**Your objective:**
From the first line of the listing below to the line with "import plotly.graph_objects as go", print each line exactly, and nothing more. Leave out the pictures.

**Supplied material:**
## begin
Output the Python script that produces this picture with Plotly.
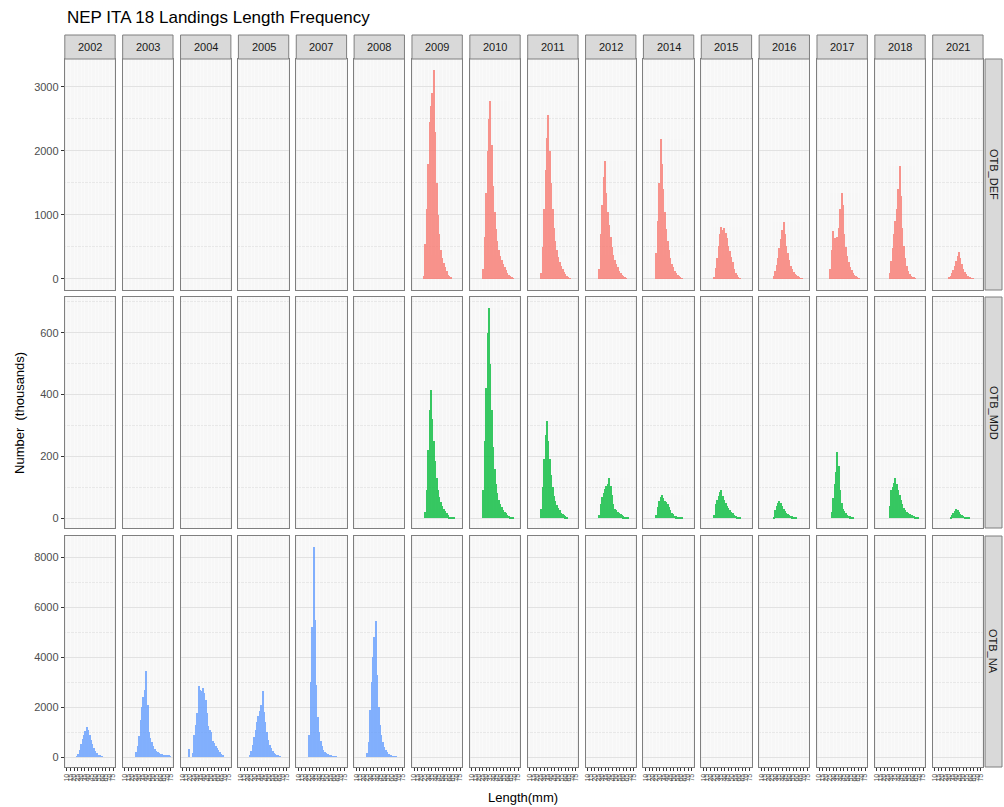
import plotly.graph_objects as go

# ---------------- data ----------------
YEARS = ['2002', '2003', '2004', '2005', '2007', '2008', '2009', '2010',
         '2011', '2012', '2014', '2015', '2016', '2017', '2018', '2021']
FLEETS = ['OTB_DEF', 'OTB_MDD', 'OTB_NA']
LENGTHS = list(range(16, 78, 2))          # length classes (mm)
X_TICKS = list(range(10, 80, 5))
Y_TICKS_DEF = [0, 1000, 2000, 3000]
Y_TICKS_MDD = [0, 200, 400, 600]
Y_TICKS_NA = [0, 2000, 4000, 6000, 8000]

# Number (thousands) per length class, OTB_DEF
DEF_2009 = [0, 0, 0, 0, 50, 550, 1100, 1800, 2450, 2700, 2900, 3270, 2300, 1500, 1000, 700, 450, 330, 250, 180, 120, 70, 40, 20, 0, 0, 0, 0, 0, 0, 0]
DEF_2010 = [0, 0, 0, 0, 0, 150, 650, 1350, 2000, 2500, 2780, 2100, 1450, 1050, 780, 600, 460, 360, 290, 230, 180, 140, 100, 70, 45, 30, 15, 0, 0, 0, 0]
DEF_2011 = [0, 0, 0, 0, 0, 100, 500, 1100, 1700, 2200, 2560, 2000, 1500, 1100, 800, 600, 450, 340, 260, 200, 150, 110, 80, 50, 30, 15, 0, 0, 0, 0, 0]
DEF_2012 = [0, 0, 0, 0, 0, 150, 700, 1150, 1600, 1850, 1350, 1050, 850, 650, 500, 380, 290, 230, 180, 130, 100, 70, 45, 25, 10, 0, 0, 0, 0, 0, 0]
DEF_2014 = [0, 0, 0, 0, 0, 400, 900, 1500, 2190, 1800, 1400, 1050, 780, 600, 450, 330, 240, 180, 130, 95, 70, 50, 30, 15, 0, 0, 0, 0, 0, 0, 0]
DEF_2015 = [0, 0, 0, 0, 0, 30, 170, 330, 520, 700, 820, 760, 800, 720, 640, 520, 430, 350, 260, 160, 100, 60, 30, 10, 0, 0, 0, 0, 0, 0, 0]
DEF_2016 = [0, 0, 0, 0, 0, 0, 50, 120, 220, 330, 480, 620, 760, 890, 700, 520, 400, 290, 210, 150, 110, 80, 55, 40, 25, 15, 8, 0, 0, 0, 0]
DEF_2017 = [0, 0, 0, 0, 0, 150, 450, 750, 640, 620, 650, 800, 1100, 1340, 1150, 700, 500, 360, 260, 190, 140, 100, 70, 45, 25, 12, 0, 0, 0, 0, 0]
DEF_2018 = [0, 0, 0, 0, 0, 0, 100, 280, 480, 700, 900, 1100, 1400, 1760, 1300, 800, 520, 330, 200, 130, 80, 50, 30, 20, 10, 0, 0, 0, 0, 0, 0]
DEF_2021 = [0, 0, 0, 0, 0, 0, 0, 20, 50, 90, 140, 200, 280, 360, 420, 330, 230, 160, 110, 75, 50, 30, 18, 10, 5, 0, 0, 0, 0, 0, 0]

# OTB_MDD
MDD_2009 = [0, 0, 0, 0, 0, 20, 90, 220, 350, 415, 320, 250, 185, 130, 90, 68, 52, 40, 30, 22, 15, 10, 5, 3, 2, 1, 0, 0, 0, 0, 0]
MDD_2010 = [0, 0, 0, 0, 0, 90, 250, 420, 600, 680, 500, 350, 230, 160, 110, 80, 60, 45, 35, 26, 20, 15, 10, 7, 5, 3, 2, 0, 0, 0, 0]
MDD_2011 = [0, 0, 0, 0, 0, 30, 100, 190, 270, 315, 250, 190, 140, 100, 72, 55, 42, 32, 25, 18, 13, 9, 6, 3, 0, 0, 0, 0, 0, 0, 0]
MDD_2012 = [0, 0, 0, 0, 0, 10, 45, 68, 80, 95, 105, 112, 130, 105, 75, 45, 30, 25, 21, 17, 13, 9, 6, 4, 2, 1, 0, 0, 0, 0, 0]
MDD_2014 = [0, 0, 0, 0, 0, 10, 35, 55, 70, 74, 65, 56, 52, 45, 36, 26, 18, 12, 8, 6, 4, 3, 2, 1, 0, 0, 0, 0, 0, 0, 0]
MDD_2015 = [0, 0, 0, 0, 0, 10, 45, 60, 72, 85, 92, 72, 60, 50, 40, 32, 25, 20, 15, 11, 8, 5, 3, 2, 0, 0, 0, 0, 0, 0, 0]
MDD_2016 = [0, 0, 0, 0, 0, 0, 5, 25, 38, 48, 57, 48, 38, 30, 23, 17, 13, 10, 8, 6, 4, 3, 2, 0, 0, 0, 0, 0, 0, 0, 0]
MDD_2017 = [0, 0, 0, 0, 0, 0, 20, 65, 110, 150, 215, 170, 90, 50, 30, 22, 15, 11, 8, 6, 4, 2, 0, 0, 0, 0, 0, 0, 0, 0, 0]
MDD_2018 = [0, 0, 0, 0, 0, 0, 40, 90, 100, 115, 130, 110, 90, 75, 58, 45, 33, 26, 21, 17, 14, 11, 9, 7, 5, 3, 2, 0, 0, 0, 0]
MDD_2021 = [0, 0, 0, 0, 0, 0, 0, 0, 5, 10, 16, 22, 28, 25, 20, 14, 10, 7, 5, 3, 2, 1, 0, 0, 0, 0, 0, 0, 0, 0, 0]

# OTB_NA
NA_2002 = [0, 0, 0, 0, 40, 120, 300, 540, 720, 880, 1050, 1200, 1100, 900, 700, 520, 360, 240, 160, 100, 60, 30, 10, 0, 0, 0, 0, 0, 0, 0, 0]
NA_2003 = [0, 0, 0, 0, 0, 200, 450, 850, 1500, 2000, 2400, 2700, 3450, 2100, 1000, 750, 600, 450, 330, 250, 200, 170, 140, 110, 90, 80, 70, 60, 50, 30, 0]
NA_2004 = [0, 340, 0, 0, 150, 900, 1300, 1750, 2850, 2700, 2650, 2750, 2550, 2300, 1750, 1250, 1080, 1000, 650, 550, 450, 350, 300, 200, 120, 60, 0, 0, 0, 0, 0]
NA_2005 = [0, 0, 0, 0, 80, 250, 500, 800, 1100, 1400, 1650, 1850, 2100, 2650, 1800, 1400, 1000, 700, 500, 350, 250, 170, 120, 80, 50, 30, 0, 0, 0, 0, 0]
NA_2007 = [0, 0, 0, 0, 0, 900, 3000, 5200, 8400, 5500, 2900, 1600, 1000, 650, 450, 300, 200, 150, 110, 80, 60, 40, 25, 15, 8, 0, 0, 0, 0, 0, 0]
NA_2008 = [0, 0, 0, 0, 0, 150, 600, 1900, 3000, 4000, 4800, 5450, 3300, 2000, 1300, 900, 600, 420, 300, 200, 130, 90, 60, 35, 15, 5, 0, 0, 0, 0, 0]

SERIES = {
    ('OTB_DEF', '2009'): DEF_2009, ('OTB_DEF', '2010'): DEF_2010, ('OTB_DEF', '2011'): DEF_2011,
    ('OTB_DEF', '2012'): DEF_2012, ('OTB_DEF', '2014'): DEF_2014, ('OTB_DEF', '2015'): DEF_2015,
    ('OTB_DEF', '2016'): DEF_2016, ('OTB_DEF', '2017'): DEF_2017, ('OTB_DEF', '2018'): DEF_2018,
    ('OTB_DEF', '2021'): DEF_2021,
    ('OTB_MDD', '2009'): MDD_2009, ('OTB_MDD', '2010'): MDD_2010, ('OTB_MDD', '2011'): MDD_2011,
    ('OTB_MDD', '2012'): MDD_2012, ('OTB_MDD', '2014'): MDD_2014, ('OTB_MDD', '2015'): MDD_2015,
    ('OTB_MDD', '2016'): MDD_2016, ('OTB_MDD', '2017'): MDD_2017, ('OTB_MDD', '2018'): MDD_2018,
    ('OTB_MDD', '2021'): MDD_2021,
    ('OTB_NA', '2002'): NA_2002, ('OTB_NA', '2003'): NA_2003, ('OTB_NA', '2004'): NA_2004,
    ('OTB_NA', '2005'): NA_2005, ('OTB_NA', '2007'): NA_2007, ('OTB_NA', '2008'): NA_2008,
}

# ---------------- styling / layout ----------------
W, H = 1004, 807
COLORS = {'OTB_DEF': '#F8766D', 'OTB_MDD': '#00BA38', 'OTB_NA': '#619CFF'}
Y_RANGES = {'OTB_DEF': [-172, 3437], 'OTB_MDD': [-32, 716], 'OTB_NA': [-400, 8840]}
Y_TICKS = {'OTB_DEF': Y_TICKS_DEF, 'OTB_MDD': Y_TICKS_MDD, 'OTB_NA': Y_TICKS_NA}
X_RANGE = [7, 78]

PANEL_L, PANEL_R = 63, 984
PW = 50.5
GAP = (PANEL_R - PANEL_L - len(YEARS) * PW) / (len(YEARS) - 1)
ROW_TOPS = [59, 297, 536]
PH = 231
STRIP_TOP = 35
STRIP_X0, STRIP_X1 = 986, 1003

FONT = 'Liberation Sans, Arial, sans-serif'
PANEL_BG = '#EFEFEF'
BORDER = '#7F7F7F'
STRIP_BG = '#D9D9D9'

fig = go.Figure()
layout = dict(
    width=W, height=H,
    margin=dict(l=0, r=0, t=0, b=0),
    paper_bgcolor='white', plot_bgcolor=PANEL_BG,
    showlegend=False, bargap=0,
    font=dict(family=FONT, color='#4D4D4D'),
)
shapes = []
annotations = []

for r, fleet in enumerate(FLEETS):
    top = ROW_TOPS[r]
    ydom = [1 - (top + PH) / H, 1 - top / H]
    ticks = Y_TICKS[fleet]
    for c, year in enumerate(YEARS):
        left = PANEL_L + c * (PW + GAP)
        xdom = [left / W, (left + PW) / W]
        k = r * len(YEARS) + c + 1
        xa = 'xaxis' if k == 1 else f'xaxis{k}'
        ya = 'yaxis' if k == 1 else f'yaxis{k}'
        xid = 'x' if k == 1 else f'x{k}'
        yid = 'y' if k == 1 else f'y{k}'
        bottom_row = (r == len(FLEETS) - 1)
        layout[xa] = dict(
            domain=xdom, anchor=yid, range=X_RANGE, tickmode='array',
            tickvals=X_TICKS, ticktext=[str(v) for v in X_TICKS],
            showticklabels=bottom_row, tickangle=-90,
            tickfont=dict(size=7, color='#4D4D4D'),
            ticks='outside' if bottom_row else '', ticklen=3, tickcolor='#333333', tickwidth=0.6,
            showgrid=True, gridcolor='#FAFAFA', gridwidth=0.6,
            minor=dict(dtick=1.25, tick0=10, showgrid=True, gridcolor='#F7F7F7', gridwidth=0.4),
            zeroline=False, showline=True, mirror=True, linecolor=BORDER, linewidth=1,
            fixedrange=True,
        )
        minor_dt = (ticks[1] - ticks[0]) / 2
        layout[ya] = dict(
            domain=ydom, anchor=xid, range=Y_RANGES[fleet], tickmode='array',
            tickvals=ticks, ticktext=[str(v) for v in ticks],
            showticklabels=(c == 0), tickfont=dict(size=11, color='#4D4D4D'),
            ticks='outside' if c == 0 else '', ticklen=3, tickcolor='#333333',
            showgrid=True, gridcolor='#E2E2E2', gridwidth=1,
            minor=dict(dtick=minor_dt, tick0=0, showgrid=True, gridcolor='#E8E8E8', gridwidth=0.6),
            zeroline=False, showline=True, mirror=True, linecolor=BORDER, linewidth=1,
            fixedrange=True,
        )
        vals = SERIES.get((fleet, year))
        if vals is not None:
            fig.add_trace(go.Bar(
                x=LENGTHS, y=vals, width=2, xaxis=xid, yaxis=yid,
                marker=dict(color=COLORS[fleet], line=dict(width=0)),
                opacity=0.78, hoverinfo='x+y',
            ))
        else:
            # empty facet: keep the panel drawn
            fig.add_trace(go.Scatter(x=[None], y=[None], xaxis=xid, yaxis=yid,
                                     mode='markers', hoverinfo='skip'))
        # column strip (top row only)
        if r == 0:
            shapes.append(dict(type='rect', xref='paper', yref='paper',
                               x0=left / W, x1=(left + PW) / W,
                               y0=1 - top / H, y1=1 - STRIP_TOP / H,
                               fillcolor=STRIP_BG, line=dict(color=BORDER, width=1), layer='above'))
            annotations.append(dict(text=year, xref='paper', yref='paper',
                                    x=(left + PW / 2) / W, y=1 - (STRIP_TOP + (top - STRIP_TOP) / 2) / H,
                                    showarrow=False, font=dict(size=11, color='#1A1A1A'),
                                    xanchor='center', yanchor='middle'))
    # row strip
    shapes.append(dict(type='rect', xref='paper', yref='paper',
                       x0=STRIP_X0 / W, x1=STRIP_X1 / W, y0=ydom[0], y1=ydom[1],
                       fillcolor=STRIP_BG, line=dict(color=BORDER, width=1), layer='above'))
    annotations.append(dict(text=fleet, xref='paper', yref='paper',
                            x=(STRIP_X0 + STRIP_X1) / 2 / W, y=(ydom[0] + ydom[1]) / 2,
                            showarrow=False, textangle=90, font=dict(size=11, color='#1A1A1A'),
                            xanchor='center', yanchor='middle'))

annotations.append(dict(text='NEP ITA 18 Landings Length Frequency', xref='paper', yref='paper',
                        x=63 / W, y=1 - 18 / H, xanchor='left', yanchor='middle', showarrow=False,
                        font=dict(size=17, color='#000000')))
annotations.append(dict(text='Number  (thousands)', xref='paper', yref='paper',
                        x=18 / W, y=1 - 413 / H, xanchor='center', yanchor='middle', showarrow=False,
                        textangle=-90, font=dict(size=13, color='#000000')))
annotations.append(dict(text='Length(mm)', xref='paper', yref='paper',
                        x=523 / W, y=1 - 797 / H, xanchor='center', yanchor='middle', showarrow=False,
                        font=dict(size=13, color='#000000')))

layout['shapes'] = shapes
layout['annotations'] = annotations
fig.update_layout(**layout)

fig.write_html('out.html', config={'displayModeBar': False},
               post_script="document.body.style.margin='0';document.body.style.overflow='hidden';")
## end
**Expected output:**
Output the Python script that produces this picture with Plotly.
import plotly.graph_objects as go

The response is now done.